On 17 October 2014, the European Commission published its decision on the acquisition of a specialty base oil manufacturer of certain refinery assets operated by Shell Deutschland at the Harburg refinery in Hamburg, Germany by Nynas AB, giving Nynas supply shares in excess of 70 percent of the relevant market. A team of Brattle economists, led by principal Dr. Pinar Bagci, advised Nynas AB and its legal counsel, Helström Law and Allen & Overy, throughout the pre-notification, preliminary and in-depth investigation phases of the transaction. The team undertook detailed econometric and cost-price analysis aimed at defining product and geographic markets, identifying transaction efficiencies and developing counterfactual scenarios. The transaction was eventually cleared by the European Commission in September 2013.

Notwithstanding the high concentration, the transaction was cleared without remedies on the basis that it would not lessen competition relative to the counterfactual.

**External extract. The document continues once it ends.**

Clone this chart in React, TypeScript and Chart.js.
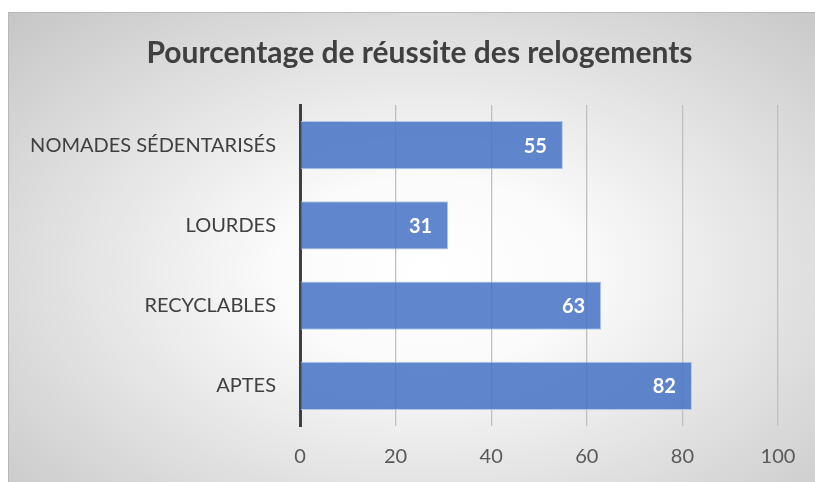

The Commission broke new ground by departing from the strict “failing firm” criteria and adopting a more sophisticated and nuanced interpretation, finding that in the absence of the transaction Shell would have closed down the Harburg refinery, due not to financial difficulties, but because of commercial considerations.

“The Commission case team was initially very opposed to the merger due to the high concentration and deeply skeptical of any efficiency claims,” commented Dr Bagci. “We worked closely with Nynas to demonstrate the production efficiencies that would result from the transaction and our analysis helped persuade the Commission that the most likely counterfactual was closure of the Harburg refinery, which would have reduced capacity and raised costs and prices of naphthenic base oils in Europe.”